Remember the bombing of an Israeli school bus filled with children in November 2000?
Well, if a report on the front page of today’s Yediot Ahronot is accurate, Prime Minister Ariel Sharon is about to let one of the main perpetrators off the hook.
Rashid Abu Shabak, the deputy head of the Preventive Security Services in Gaza, is one of two senior Palestinians wanted for their involvement in terror that Sharon has agreed to remove from Israel’s list of wanted suspects as a “gesture” to the Palestinians.
Media reports at the time indicated that Abu Shabak was caught on tape discussing the bus bombing with his boss, Mohammad Dahlan – before it had actually happened. Abu Shabak is also said to have personally supervised the preparation of the bomb used in the attack, while people under him were involved in the planning and implementation of the assault (Ha'aretz, November 23, 2000).

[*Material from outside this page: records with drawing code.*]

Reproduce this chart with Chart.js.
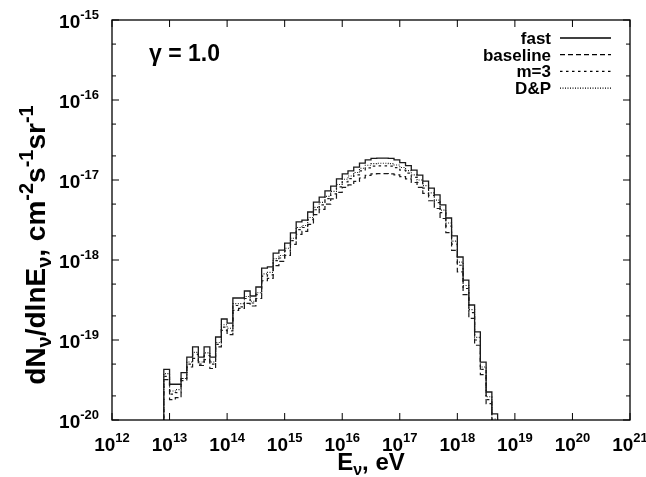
<!DOCTYPE html>
<html>
<head>
<meta charset="utf-8">
<script src="https://cdn.jsdelivr.net/npm/chart.js@4.4.1/dist/chart.umd.min.js"></script>
<style>
  html, body { margin: 0; padding: 0; background: #fff; }
</style>
</head>
<body>
<canvas id="myChart" width="646" height="477"></canvas>
<script>
// bin left edges (log10 E), last entry is right edge of the last bin
const binEdgesExp = [
  12.9, 13.0, 13.1, 13.2, 13.3, 13.4, 13.5, 13.6, 13.7, 13.8,
  13.9, 14.0, 14.1, 14.2, 14.3, 14.4, 14.5, 14.6, 14.7, 14.8,
  14.9, 15.0, 15.1, 15.2, 15.3, 15.4, 15.5, 15.6, 15.7, 15.8,
  15.9, 16.0, 16.1, 16.2, 16.3, 16.4, 16.5, 16.6, 16.7, 16.8,
  16.9, 17.0, 17.1, 17.2, 17.3, 17.4, 17.5, 17.6, 17.7, 17.8,
  17.9, 18.0, 18.1, 18.2, 18.3, 18.4, 18.5, 18.6, 18.7
];

const fast = [
  4.3e-20, 2.8e-20, 2.8e-20, 3.9e-20, 6.1e-20, 8.2e-20, 6.1e-20, 8.2e-20, 6.1e-20, 1.09e-19,
  1.83e-19, 1.63e-19, 3.35e-19, 3.35e-19, 4.1e-19, 3.55e-19, 4.6e-19, 7.9e-19, 8.2e-19, 1.22e-18,
  1.33e-18, 1.63e-18, 2.18e-18, 2.99e-18, 3.16e-18, 3.98e-18, 5.3e-18, 6.1e-18, 7.3e-18, 8.4e-18,
  1.03e-17, 1.19e-17, 1.30e-17, 1.45e-17, 1.63e-17, 1.78e-17, 1.86e-17, 1.88e-17, 1.88e-17, 1.86e-17,
  1.78e-17, 1.65e-17, 1.51e-17, 1.33e-17, 1.15e-17, 9.7e-18, 7.9e-18, 6.5e-18, 4.9e-18, 3.35e-18,
  2.0e-18, 1.09e-18, 5.6e-19, 2.74e-19, 1.26e-19, 5.3e-20, 2.24e-20, 1.19e-20
];

const baseline = [
  3.2e-20, 1.8e-20, 1.9e-20, 3.3e-20, 4.6e-20, 5.9e-20, 4.8e-20, 5.7e-20, 4.4e-20, 8.2e-20,
  1.32e-19, 1.17e-19, 2.35e-19, 2.48e-19, 2.87e-19, 2.66e-19, 3.3e-19, 5.5e-19, 5.9e-19, 8.5e-19,
  9.6e-19, 1.14e-18, 1.57e-18, 2.09e-18, 2.28e-18, 2.79e-18, 3.7e-18, 4.3e-18, 5.0e-18, 5.8e-18,
  7.0e-18, 8.1e-18, 8.7e-18, 9.6e-18, 1.06e-17, 1.14e-17, 1.19e-17, 1.2e-17, 1.2e-17, 1.19e-17,
  1.16e-17, 1.1e-17, 1.03e-17, 9.3e-18, 8.1e-18, 6.8e-18, 5.5e-18, 4.4e-18, 3.3e-18, 2.2e-18,
  1.32e-18, 7.1e-19, 3.7e-19, 1.86e-19, 8.6e-20, 3.7e-20, 1.6e-20, 8.9e-21
];

const m3 = [
  3.5e-20, 2.1e-20, 2.2e-20, 3.1e-20, 5.0e-20, 6.6e-20, 5.0e-20, 6.4e-20, 5.0e-20, 8.8e-20,
  1.45e-19, 1.3e-19, 2.7e-19, 2.6e-19, 3.3e-19, 2.9e-19, 3.7e-19, 6.3e-19, 6.5e-19, 9.8e-19,
  1.06e-18, 1.3e-18, 1.75e-18, 2.4e-18, 2.55e-18, 3.2e-18, 4.25e-18, 4.9e-18, 5.85e-18, 6.7e-18,
  8.2e-18, 9.5e-18, 1.04e-17, 1.16e-17, 1.3e-17, 1.42e-17, 1.49e-17, 1.5e-17, 1.5e-17, 1.49e-17,
  1.43e-17, 1.33e-17, 1.22e-17, 1.08e-17, 9.3e-18, 7.9e-18, 6.4e-18, 5.2e-18, 3.9e-18, 2.65e-18,
  1.58e-18, 8.6e-19, 4.4e-19, 2.2e-19, 1.0e-19, 4.3e-20, 1.8e-20, 9.5e-21
];

const dp = [
  3.8e-20, 2.3e-20, 2.4e-20, 3.3e-20, 5.3e-20, 7.0e-20, 5.3e-20, 6.9e-20, 5.3e-20, 9.3e-20,
  1.55e-19, 1.4e-19, 2.85e-19, 2.85e-19, 3.5e-19, 3.05e-19, 3.9e-19, 6.7e-19, 7.0e-19, 1.04e-18,
  1.14e-18, 1.4e-18, 1.87e-18, 2.55e-18, 2.7e-18, 3.4e-18, 4.55e-18, 5.25e-18, 6.25e-18, 7.2e-18,
  8.8e-18, 1.02e-17, 1.12e-17, 1.24e-17, 1.4e-17, 1.53e-17, 1.6e-17, 1.62e-17, 1.62e-17, 1.6e-17,
  1.54e-17, 1.43e-17, 1.31e-17, 1.16e-17, 1.0e-17, 8.5e-18, 6.9e-18, 5.6e-18, 4.2e-18, 2.9e-18,
  1.72e-18, 9.4e-19, 4.8e-19, 2.4e-19, 1.08e-19, 4.6e-20, 1.95e-20, 1.03e-20
];

const seriesNames = ['fast', 'baseline', 'm=3', 'D&P'];
const xTickExps = [12, 13, 14, 15, 16, 17, 18, 19, 20, 21];
const yTickExps = [-20, -19, -18, -17, -16, -15];
const yMinorMult = [2, 5];

const FONT = '"Liberation Sans", Arial, Helvetica, sans-serif';
const FLOOR = 1e-22; // below the axis, only used to close the histogram outline

function stepPoints(values) {
  const pts = [{ x: Math.pow(10, binEdgesExp[0]), y: FLOOR }];
  values.forEach((v, i) => pts.push({ x: Math.pow(10, binEdgesExp[i]), y: v }));
  const last = Math.pow(10, binEdgesExp[binEdgesExp.length - 1]);
  pts.push({ x: last, y: values[values.length - 1] });
  pts.push({ x: last, y: FLOOR });
  return pts;
}

const styles = [
  { dash: [], width: 1.3 },
  { dash: [5, 3], width: 1.2 },
  { dash: [2.5, 3.5], width: 1.2 },
  { dash: [1, 1.5], width: 1.1 }
];

const datasets = [fast, baseline, m3, dp].map((vals, i) => ({
  label: seriesNames[i],
  data: stepPoints(vals),
  borderColor: '#1a1a1a',
  borderWidth: styles[i].width,
  borderDash: styles[i].dash,
  stepped: 'before',
  pointRadius: 0,
  fill: false,
  tension: 0
}));

function richWidth(ctx, segs) {
  let w = 0;
  segs.forEach(s => {
    ctx.font = 'bold ' + s.size + 'px ' + FONT;
    s.w = ctx.measureText(s.t).width;
    w += s.w;
  });
  return w;
}

function drawRich(ctx, segs, x, y, align) {
  const w = richWidth(ctx, segs);
  let cx = align === 'right' ? x - w : align === 'center' ? x - w / 2 : x;
  segs.forEach(s => {
    ctx.font = 'bold ' + s.size + 'px ' + FONT;
    ctx.fillText(s.t, cx, y + (s.dy || 0));
    cx += s.w;
  });
}

const decor = {
  id: 'decor',
  afterDraw(chart) {
    const ctx = chart.ctx;
    const a = chart.chartArea;
    const xs = chart.scales.x, ys = chart.scales.y;
    ctx.save();
    ctx.fillStyle = '#000';
    ctx.strokeStyle = '#000';
    ctx.textBaseline = 'alphabetic';

    // frame
    ctx.lineWidth = 1.3;
    ctx.strokeRect(a.left, a.top, a.right - a.left, a.bottom - a.top);

    // ticks (inward) and labels
    ctx.lineWidth = 1;
    ctx.beginPath();
    xTickExps.forEach(e => {
      const px = xs.getPixelForValue(Math.pow(10, e));
      ctx.moveTo(px, a.bottom); ctx.lineTo(px, a.bottom - 7);
      ctx.moveTo(px, a.top); ctx.lineTo(px, a.top + 7);
    });
    yTickExps.forEach(e => {
      const py = ys.getPixelForValue(Math.pow(10, e));
      ctx.moveTo(a.left, py); ctx.lineTo(a.left + 7, py);
      ctx.moveTo(a.right, py); ctx.lineTo(a.right - 7, py);
      if (e < -15) {
        yMinorMult.forEach(m => {
          const pm = ys.getPixelForValue(m * Math.pow(10, e));
          ctx.moveTo(a.left, pm); ctx.lineTo(a.left + 4, pm);
          ctx.moveTo(a.right, pm); ctx.lineTo(a.right - 4, pm);
        });
      }
    });
    ctx.stroke();

    xTickExps.forEach(e => {
      const px = xs.getPixelForValue(Math.pow(10, e));
      drawRich(ctx, [{ t: '10', size: 19 }, { t: String(e), size: 13, dy: -9 }], px, 451, 'center');
    });
    yTickExps.forEach(e => {
      const py = ys.getPixelForValue(Math.pow(10, e));
      drawRich(ctx, [{ t: '10', size: 19 }, { t: String(e), size: 13, dy: -9 }], 99, py + 8, 'right');
    });

    // axis titles
    drawRich(ctx, [
      { t: 'E', size: 24 }, { t: '\u03bd', size: 16, dy: 5 }, { t: ', eV', size: 24 }
    ], (a.left + a.right) / 2, 470, 'center');

    ctx.save();
    ctx.translate(45, 245);
    ctx.rotate(-Math.PI / 2);
    drawRich(ctx, [
      { t: 'dN', size: 28 }, { t: '\u03bd', size: 20, dy: 6 },
      { t: '/dlnE', size: 28 }, { t: '\u03bd', size: 20, dy: 6 },
      { t: ', cm', size: 28 }, { t: '-2', size: 20, dy: -12 },
      { t: 's', size: 28 }, { t: '-1', size: 20, dy: -12 },
      { t: 'sr', size: 28 }, { t: '-1', size: 20, dy: -12 }
    ], 0, 0, 'center');
    ctx.restore();

    // gamma label
    drawRich(ctx, [{ t: '\u03b3 = 1.0', size: 23 }], 149, 61, 'left');

    // key
    chart.data.datasets.forEach((ds, i) => {
      const yb = 44 + i * 16.7;
      drawRich(ctx, [{ t: ds.label, size: 17 }], 551, yb, 'right');
      ctx.beginPath();
      ctx.lineWidth = ds.borderWidth;
      ctx.setLineDash(ds.borderDash);
      ctx.moveTo(560, yb - 6);
      ctx.lineTo(611, yb - 6);
      ctx.stroke();
      ctx.setLineDash([]);
    });
    ctx.restore();
  }
};

new Chart(document.getElementById('myChart'), {
  type: 'line',
  data: { datasets: datasets },
  options: {
    responsive: false,
    animation: false,
    devicePixelRatio: 1,
    layout: { padding: { left: 112, right: 16, top: 20, bottom: 57 } },
    plugins: { legend: { display: false }, tooltip: { enabled: false } },
    scales: {
      x: { type: 'logarithmic', min: 1e12, max: 1e21, display: false },
      y: { type: 'logarithmic', min: 1e-20, max: 1e-15, display: false }
    }
  },
  plugins: [decor]
});
</script>
</body>
</html>
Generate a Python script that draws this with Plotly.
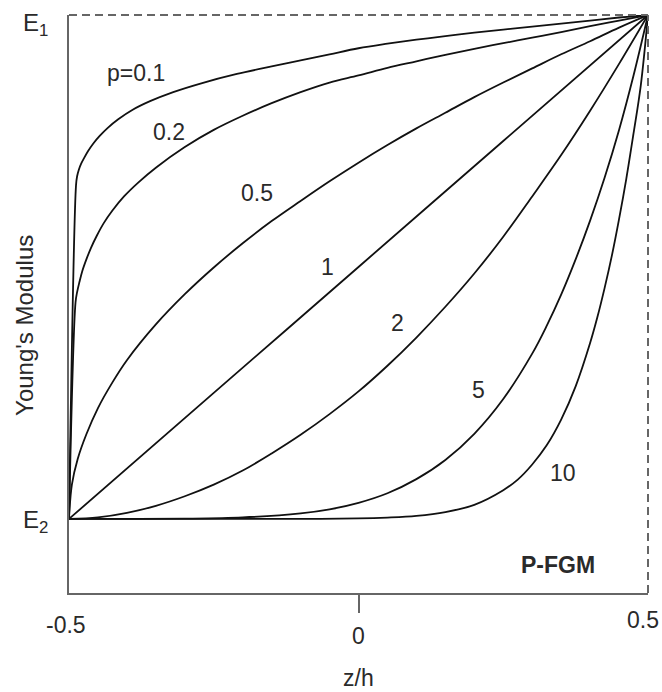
import plotly.graph_objects as go

# ---- data (z/h, normalised modulus: E2=0, E1=1) ----
p01_x = [-0.5, -0.4879, -0.486, -0.483, -0.479, -0.474, -0.467, -0.458, -0.447, -0.433, -0.415, -0.39, -0.36, -0.32, -0.27, -0.21, -0.15, -0.1, -0.05, 0.0, 0.05, 0.1, 0.15, 0.2, 0.25, 0.3, 0.35, 0.4, 0.45, 0.5]
p01_y = [0.0, 0.662, 0.680, 0.693, 0.705, 0.716, 0.730, 0.745, 0.760, 0.776, 0.793, 0.812, 0.829, 0.847, 0.865, 0.883, 0.898, 0.910, 0.922, 0.934, 0.943, 0.951, 0.958, 0.965, 0.971, 0.977, 0.983, 0.989, 0.995, 1.0]

p02_x = [-0.5, -0.4887, -0.486, -0.482, -0.477, -0.470, -0.462, -0.452, -0.44, -0.425, -0.405, -0.38, -0.35, -0.3, -0.25, -0.2, -0.15, -0.1, -0.05, 0.0, 0.05, 0.1, 0.15, 0.2, 0.25, 0.3, 0.35, 0.4, 0.45, 0.5]
p02_y = [0.0, 0.430, 0.450, 0.470, 0.492, 0.515, 0.538, 0.562, 0.587, 0.612, 0.640, 0.668, 0.697, 0.738, 0.772, 0.800, 0.825, 0.847, 0.866, 0.880, 0.895, 0.908, 0.921, 0.933, 0.944, 0.955, 0.966, 0.978, 0.989, 1.0]

p05_x = [-0.5, -0.495, -0.485, -0.47, -0.45, -0.425, -0.4, -0.35, -0.3, -0.25, -0.2, -0.15, -0.1, -0.05, 0.0, 0.05, 0.1, 0.15, 0.2, 0.25, 0.3, 0.35, 0.4, 0.45, 0.5]
p05_y = [0.0, 0.068, 0.119, 0.168, 0.220, 0.271, 0.315, 0.386, 0.446, 0.499, 0.547, 0.591, 0.631, 0.670, 0.707, 0.742, 0.775, 0.806, 0.837, 0.866, 0.894, 0.922, 0.948, 0.975, 1.0]

p1_x = [-0.5, -0.25, 0.0, 0.25, 0.5]
p1_y = [0.0, 0.25, 0.5, 0.75, 1.0]

p2_x = [-0.5, -0.45, -0.4, -0.35, -0.3, -0.25, -0.2, -0.15, -0.1, -0.05, 0.0, 0.05, 0.1, 0.15, 0.2, 0.25, 0.3, 0.35, 0.4, 0.45, 0.5]
p2_y = [0.0, 0.003, 0.012, 0.026, 0.045, 0.068, 0.096, 0.130, 0.167, 0.208, 0.253, 0.304, 0.360, 0.421, 0.487, 0.560, 0.640, 0.722, 0.810, 0.903, 1.0]

p5_x = [-0.5, -0.4, -0.3, -0.2, -0.1, -0.05, 0.0, 0.05, 0.1, 0.15, 0.2, 0.25, 0.3, 0.325, 0.35, 0.375, 0.4, 0.425, 0.45, 0.475, 0.5]
p5_y = [0.0, 0.0, 0.0005, 0.003, 0.011, 0.019, 0.032, 0.051, 0.079, 0.117, 0.169, 0.238, 0.328, 0.383, 0.445, 0.515, 0.592, 0.677, 0.772, 0.880, 1.0]

p10_x = [-0.5, -0.4, -0.3, -0.2, -0.1, 0.0, 0.05, 0.1, 0.15, 0.2, 0.25, 0.275, 0.3, 0.325, 0.35, 0.375, 0.4, 0.4125, 0.425, 0.4375, 0.45, 0.4625, 0.475, 0.4875, 0.5]
p10_y = [0.0, 0.0, 0.0, 0.0, 0.0001, 0.001, 0.0027, 0.006, 0.0135, 0.028, 0.057, 0.078, 0.108, 0.146, 0.197, 0.263, 0.349, 0.400, 0.458, 0.522, 0.595, 0.675, 0.765, 0.860, 1.0]

curve_labels = ["p=0.1", "0.2", "0.5", "1", "2", "5", "10"]
label_x = [-0.3839, -0.3267, -0.1759, -0.0529, 0.0667, 0.2071, 0.3527]
label_y = [0.885, 0.768, 0.647, 0.500, 0.389, 0.256, 0.091]

x_tick_vals = [-0.5, 0, 0.5]
x_tick_text = ["-0.5", "0", "0.5"]
y_tick_vals = [0, 1]
y_tick_text = ["E<sub>2</sub>", "E<sub>1</sub>"]

series = [(p01_x, p01_y), (p02_x, p02_y), (p05_x, p05_y), (p1_x, p1_y),
          (p2_x, p2_y), (p5_x, p5_y), (p10_x, p10_y)]

FONT = "Liberation Sans, Arial, sans-serif"
TXT = "#2a2a2a"
AX = "#666666"

fig = go.Figure()
for xs, ys in series:
    fig.add_trace(go.Scatter(x=xs, y=ys, mode="lines",
                             line=dict(color="#111111", width=1.8, shape="spline", smoothing=1.0),
                             cliponaxis=False, showlegend=False, hoverinfo="skip"))

ann = []
for t, x, y in zip(curve_labels, label_x, label_y):
    ann.append(dict(x=x, y=y, xref="x", yref="y", text=t, showarrow=False,
                    font=dict(family=FONT, size=23, color=TXT)))

# x tick labels (staggered as in the reference)
xt_shift = [-32, -43, -27]
xt_xshift = [-3, 0, -5]
for v, t, ys, xs in zip(x_tick_vals, x_tick_text, xt_shift, xt_xshift):
    ann.append(dict(x=v, y=0, xref="x", yref="paper", text=t, showarrow=False,
                    yshift=ys, xshift=xs, yanchor="middle", xanchor="center",
                    font=dict(family=FONT, size=23, color=TXT)))

# y tick labels E2 / E1
yt_shift = [-3, -9]
for v, t, ys in zip(y_tick_vals, y_tick_text, yt_shift):
    ann.append(dict(x=0, y=v, xref="paper", yref="y", text=t, showarrow=False,
                    xanchor="right", yanchor="middle", xshift=-19, yshift=ys,
                    font=dict(family=FONT, size=24, color=TXT)))

ann.append(dict(x=0, y=0, xref="x", yref="paper", text="z/h", showarrow=False,
                yshift=-85, yanchor="middle", xanchor="center",
                font=dict(family=FONT, size=23, color=TXT)))
ann.append(dict(x=0, y=0.383, xref="paper", yref="y", text="Young's Modulus", showarrow=False,
                textangle=-90, xshift=-44, xanchor="center", yanchor="middle",
                font=dict(family=FONT, size=24, color=TXT)))
ann.append(dict(x=0.344, y=-0.091, xref="x", yref="y", text="<b>P-FGM</b>", showarrow=False,
                font=dict(family=FONT, size=23, color=TXT)))

fig.update_layout(
    width=662, height=692,
    margin=dict(l=69, r=14, t=15, b=99),
    paper_bgcolor="white", plot_bgcolor="white",
    annotations=ann,
    xaxis=dict(range=[-0.5, 0.5], showgrid=False, zeroline=False,
               showline=True, linecolor=AX, linewidth=2,
               tickvals=x_tick_vals, showticklabels=False, ticks="",
               minor=dict(tickvals=[0], ticks="outside", ticklen=18, tickcolor=AX, tickwidth=2)),
    yaxis=dict(range=[-0.147, 1.0], showgrid=False, zeroline=False,
               showline=True, linecolor=AX, linewidth=2,
               tickvals=y_tick_vals, showticklabels=False, ticks=""),
    shapes=[
        dict(type="line", xref="paper", yref="paper", x0=0, y0=1, x1=1, y1=1,
             line=dict(color=AX, width=2, dash="8px,5px")),
        dict(type="line", xref="paper", yref="paper", x0=1, y0=0, x1=1, y1=1,
             line=dict(color=AX, width=2, dash="8px,5px")),
    ],
)

fig.write_html("out.html")
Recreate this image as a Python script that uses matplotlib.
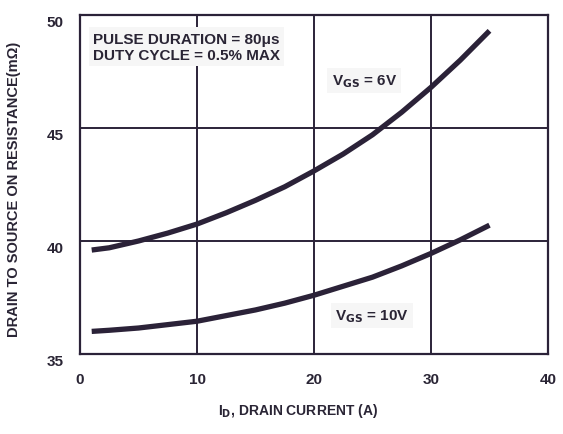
import matplotlib
matplotlib.use('Agg')
from matplotlib import pyplot as plt

plt.rcParams['font.family'] = ['Liberation Sans', 'DejaVu Sans']
plt.rcParams['font.weight'] = 'bold'

ink = '#2b2238'
txt = '#2a2535'

# drain current (A)
i_d = [1, 2.5, 5, 7.5, 10, 12.5, 15, 17.5, 20, 22.5, 25, 27.5, 30, 32.5, 35]
# on resistance (mOhm)
r_vgs6 = [39.6, 39.7, 40.0, 40.35, 40.75, 41.25, 41.8, 42.4, 43.1, 43.85,
          44.7, 45.7, 46.8, 48.0, 49.3]
r_vgs10 = [36.0, 36.05, 36.15, 36.3, 36.45, 36.7, 36.95, 37.25, 37.6, 38.0,
           38.4, 38.9, 39.45, 40.05, 40.7]

xticks = [0, 10, 20, 30, 40]
yticks = [35, 40, 45, 50]

fig = plt.figure(figsize=(5.63, 4.35), dpi=100)
ax = fig.add_axes([80 / 563, 1 - 355 / 435, 468 / 563, 339 / 435])

ax.plot(i_d, r_vgs6, color=ink, lw=3.8, solid_capstyle='butt')
ax.plot(i_d, r_vgs10, color=ink, lw=3.8, solid_capstyle='butt')

ax.set_xlim(0, 40)
ax.set_ylim(35, 50)
ax.set_xticks(xticks)
ax.set_yticks(yticks)
ax.tick_params(length=0, labelsize=11, colors=txt)
ax.tick_params(axis='x', pad=13)
ax.tick_params(axis='y', pad=12)
for lab in ax.get_xticklabels() + ax.get_yticklabels():
    lab.set_fontweight('bold')
for lab in ax.get_yticklabels():
    lab.set_va('top')
ax.grid(True, color=ink, lw=1.4)
ax.set_axisbelow(True)
for s in ax.spines.values():
    s.set_color(ink)
    s.set_linewidth(1.6)

ax.set_xlabel(r'I$_\mathbf{D}$, DRAIN CURRENT (A)', fontsize=10,
              fontweight='bold', color=txt)
ax.xaxis.set_label_coords(0.466, -0.138)
ax.set_ylabel('DRAIN TO SOURCE ON RESISTANCE(m\u03a9)', fontsize=10.5,
              fontweight='bold', color=txt)
ax.yaxis.set_label_coords(-0.125, 0.49)

box = dict(facecolor='#f6f6f6', edgecolor='none', pad=3)
ax.text(1.1, 48.6, 'PULSE DURATION = 80\u03bcs\nDUTY CYCLE = 0.5% MAX',
        fontsize=11, fontweight='bold', color=txt, va='center',
        linespacing=1.2, bbox=box)
ax.text(21.5, 47.1, r'V$_\mathbf{GS}$ = 6V', fontsize=11, fontweight='bold',
        color=txt, va='center', bbox=box)
ax.text(21.8, 36.7, r'V$_\mathbf{GS}$ = 10V', fontsize=11, fontweight='bold',
        color=txt, va='center', bbox=box)

plt.savefig('out.png', dpi=100)
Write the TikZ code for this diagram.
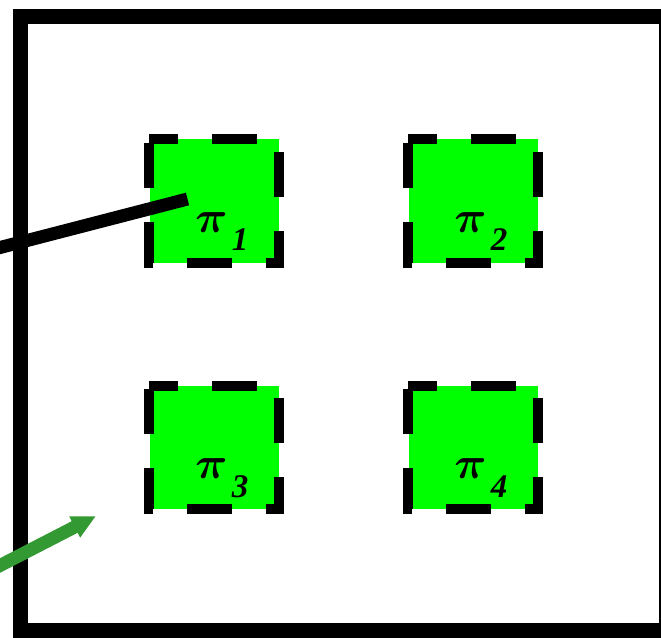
\documentclass[tikz,border=0pt]{standalone}
\usepackage{amsmath}
\usepackage{fontspec}
\setmainfont{Liberation Serif}
\usetikzlibrary{arrows.meta}
\definecolor{boxgreen}{RGB}{0,255,0}
\definecolor{arrowgreen}{RGB}{51,153,51}
\begin{document}
\begin{tikzpicture}[x=1pt,y=-1pt,
  frame/.style={draw=black,line width=15pt},
  piece/.style={fill=boxgreen,inner sep=0pt,minimum width=129pt,minimum height=123.5pt},
  dashedge/.style={draw=black,line width=10pt,dash pattern=on 45pt off 34pt,dash phase=16pt,line join=miter},
  pilabel/.style={font=\Huge,scale=1.8,inner sep=0pt},
  sublabel/.style={font=\fontsize{33}{33}\selectfont\bfseries\itshape,inner sep=0pt},
  pointer/.style={draw=black,line width=13pt},
  greenarrow/.style={draw=arrowgreen,line width=13pt,-{Triangle[length=24pt,width=22pt]}}
]
\useasboundingbox (0,0) rectangle (661,637);
% outer frame
\draw[frame] (20,16) rectangle (666,630);
% green pieces
\node[piece] (s1) at (214,201) {};
\node[piece] (s2) at (473,201) {};
\node[piece] (s3) at (214,447.5) {};
\node[piece] (s4) at (473,447.5) {};
\foreach \s in {s1,s2,s3,s4}{
  \draw[dashedge] (\s.north west) -- (\s.north east) -- (\s.south east) -- (\s.south west) -- (\s.north west);
}
% labels
\foreach \s/\n in {s1/1,s2/2,s3/3,s4/4}{
  \node[pilabel] (p\n) at ([shift={(-2.5,21.5)}]\s.center) {$\boldsymbol{\pi}$};
  \node[sublabel] (d\n) at ([shift={(26,39)}]\s.center) {\n};
}
% pointer line
\coordinate (pstart) at (-20,252.7);
\coordinate (pend) at (187.5,199);
\draw[pointer] (pstart) -- (pend);
% green arrow
\coordinate (astart) at (-20,575.8);
\coordinate (atip) at (96,516);
\draw[greenarrow] (astart) -- (atip);
\end{tikzpicture}
\end{document}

Two Israeli school teachers were killed in the bus bombing, which took place near Kfar Darom, and three young children from the same family all lost limbs as a result of the blast. One of the other 6 victims injured in the attack was an American citizen.
Abu Shabak is also said to have been involved in the past in handing out mortar shells to terrorists in Gaza to fire at Israeli communities (Israel Radio, April 21, 2001), and was accused by Sharon’s own spokesman, Raanan Gissin, as being behind an effort to build a factory in Gaza that would produce nitric acid, a key ingredient used in making heavy-duty explosives (Associated Press, November 25, 2002).
Say what you will about the peace process, or making concessions to the Palestinians – but when it comes to basic issues of morality and justice, there can not possibly be any compromises.
To let a vile thug like Rashid Abu Shabak go unpunished is simply unthinkable. His entire career has been devoted to violence, murder and mayhem. That Ariel Sharon would choose to give Abu Shabak a “free pass”, rather than a small cell with bars on the windows, is an outrage, pure and simple.
Sadly, this is probably just a taste of things to come. Nonetheless, we can not let our leadership deceive us into thinking that such “gestures” are necessary or even desirable – for as it should be clear by now, any process built on a foundation of immorality can not, and will not, endure.